Da qui Bartali riprende spedito: costeggia il Trasimeno e rivede Castiglion del Lago, dove appena qualche mese prima era stato al servizio dell’Aeronautica in qualità di «portalettere» in bicicletta. Comincia a far tardi e non c'è gruppo che insegue più tetro e invisibile di quello che il campione sente a ruota. Ma il fiato lo assiste come sempre e vola sulla piana che da Ponte San Giovanni porta alla basilica di Santa Maria degli Angeli, in uno sprint-record di 21 minuti, alla velocità di 43 km orari (su una bicicletta del peso di quasi 15 chili, il doppio di quelle odierne).

Tempi buoni per rivincere una Milano-Sanremo -due ne vinse in carriera- e lo spirito è lo stesso, con in più la motivazione umanitaria che lo spinge sul podio più alto: all’ora di pranzo è ad Assisi, al convento  delle clarisse di San Quirico.

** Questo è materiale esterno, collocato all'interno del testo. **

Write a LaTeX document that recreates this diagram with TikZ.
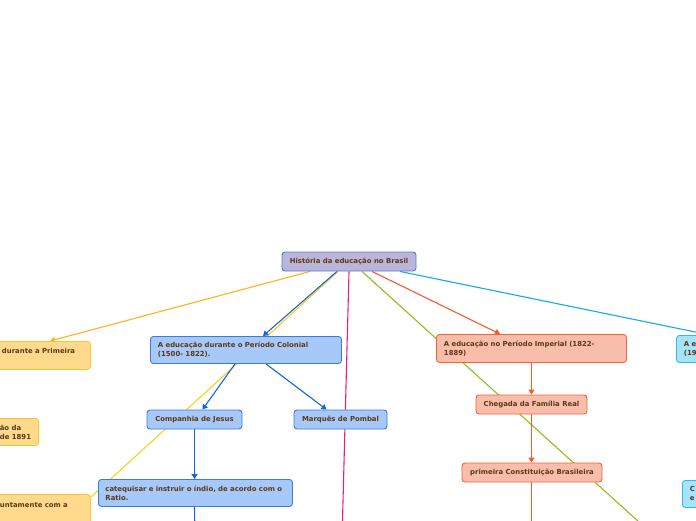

Luogo dove neppure i saraceni avevano osato entrare, e invece le due suorine di clausura Eleonora e Alfonsina, tante volte avevano accolto e rifocillato un Bartali sfinito, ma con il cuore gonfio di gioia e d’orgoglio.

Ad Assisi Bartali consegna le carte d’identità da falsificare con la macchina Felix della tipografia di Luigi Brizi, che col figlio Trento dà nuova nazionalità alle persone che padre Rufino nasconde nei conventi di Assisi. Alle 14,30, con i documenti celati nella canna verticale sotto il sellino, Bartali prende la strada di casa, dove arriva alle 19,30 spaccate. Fine della corsa? No, perché avverte che ormai è braccato e decide di andare in fuga per un po’ e mettere a riparo la famiglia. Andrà a Nuvole (vicino a Città di Castello) nella casa dell’amico Nello Capaccioni. Di tutto questo non dirà mai nulla, ma oggi sappiamo bene quanta fatica e quanta strada ha fatto Bartali per salvare uomini, donne e bambini dal tragico olocausto nazifascista.